Ethnohistoric documents from sixteenth-century Mexico suggesting that weaving and cooking were the most common productive activities for Aztec women may lead modern historians to underestimate the value of women's contributions to Aztec society. Since weaving and cooking occurred mostly (but not entirely) in a domestic setting, modern historians are likely to apply to the Aztec culture the modern Western distinction between "private" and "public" production. Thus, the ethnohistoric record conspires with Western culture to foster the view that women's production was not central to the demographic, economic, and political structures in sixteenth-century Mexico.

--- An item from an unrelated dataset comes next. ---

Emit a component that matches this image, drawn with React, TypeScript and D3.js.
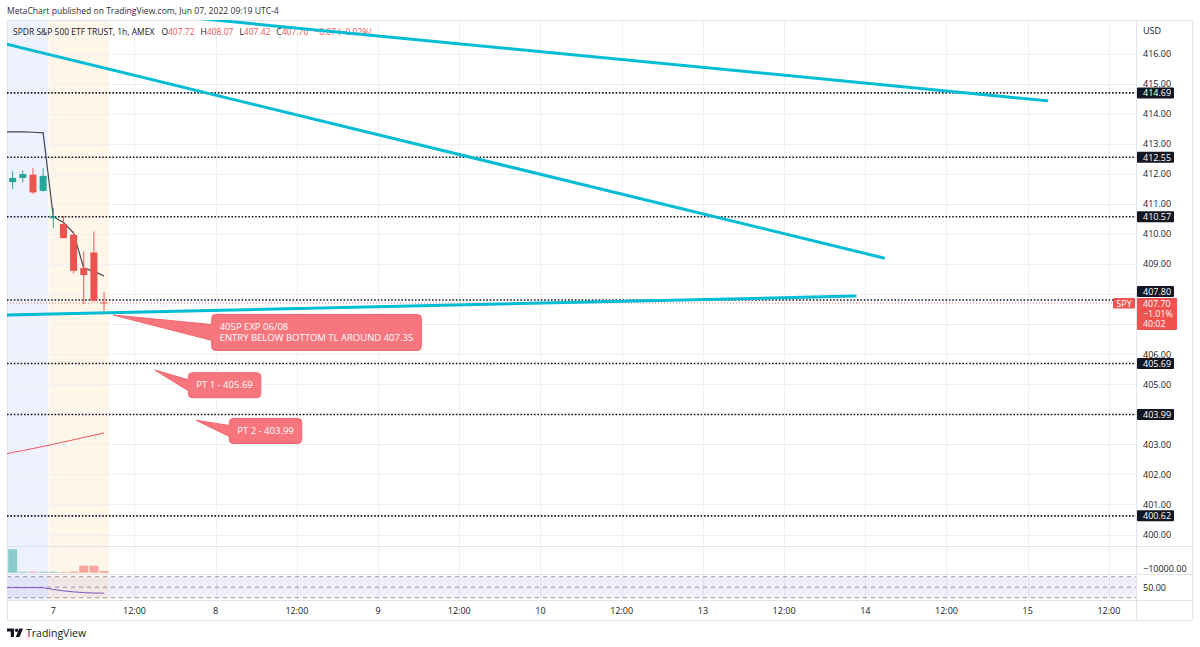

A closer examination of Aztec culture indicates that treating Aztec women's production in Mexico in such a manner would be a mistake. Even if the products of women's labor did not circulate beyond the household, such products were essential to population growth. Researchers document a tenfold increase in the population of the valley of Mexico during the previous four centuries, an increase that was crucial to the developing Aztec political economy. Population growth--which could not have occurred in the absence of successful household economy, in which women's work was essential--made possible the large-scale development of labor-intensive chinampa (ridged-field) agriculture in the southern valley of Mexico which, in turn, supported urbanization and political centralization in the Aztec capital.
But the products of women's labor did in fact circulate beyond the household. Aztec women wove cloth, and cloth circulated through the market system, the tribute system, and the redistributive economy of the palaces. Cotton mantles served as a unit of currency in the regional market system. Quantities of woven mantles, loincloths, blouses, and skirts were paid as tribute to local lords and to imperial tax stewards and were distributed to ritual and administrative personnel, craft specialists, warriors, and other faithful servants of the state. In addition, woven articles of clothing served as markers of social status and clothing fulfilled a symbolic function in political negotiation. The cloth that was the product of women's work thus was crucial as a primary means of organizing the flow of goods and services that sustained the Aztec state.
According to the passage, Aztec women's cloth production enabled Aztec society to do which of the following?
Expand women's role in agriculture
Organize the flow of goods and services
Develop self-contained communities
Hire agricultural laborers from outside the society
Establish a higher standard of living than neighboring cultures
题目分析:
题目释义:
细节题目
考点:
支持主题(Supporting ideas)
旨在考察我们对文章细节的认知
这道题目的定位比较容易,根据关键词“cloth”很容易定位到最后一段最后部分。基本找准定位部分了这道题就能做出正确选项了。
选项分析:
A选项:在农业方面扩大女性的作用。文章中提到了女性农业方面的东西,不过作者说的是因为女性对家庭的贡献,会让人口上升,继而让某些农业发展。这和“cloth”无关。
B选项:Correct. 组织商品和服务的流动。定位在“The cloth that was the product of women's work thus was crucial as a primary means of organizing the flow of goods and services that sustained the Aztec state.” 这个选项是原句的重复。
C选项:发展独立社会。文中没有提到发展独立社会的问题。
D选项:雇佣他们社会外的农民。这个选项的内容和“cloth”无关,而且文中也没有提到雇佣其他农民的信息。
E选项:建立一个比邻近社会文明更高层的生活水平。文中没有提及是否有更高层的生活水平问题。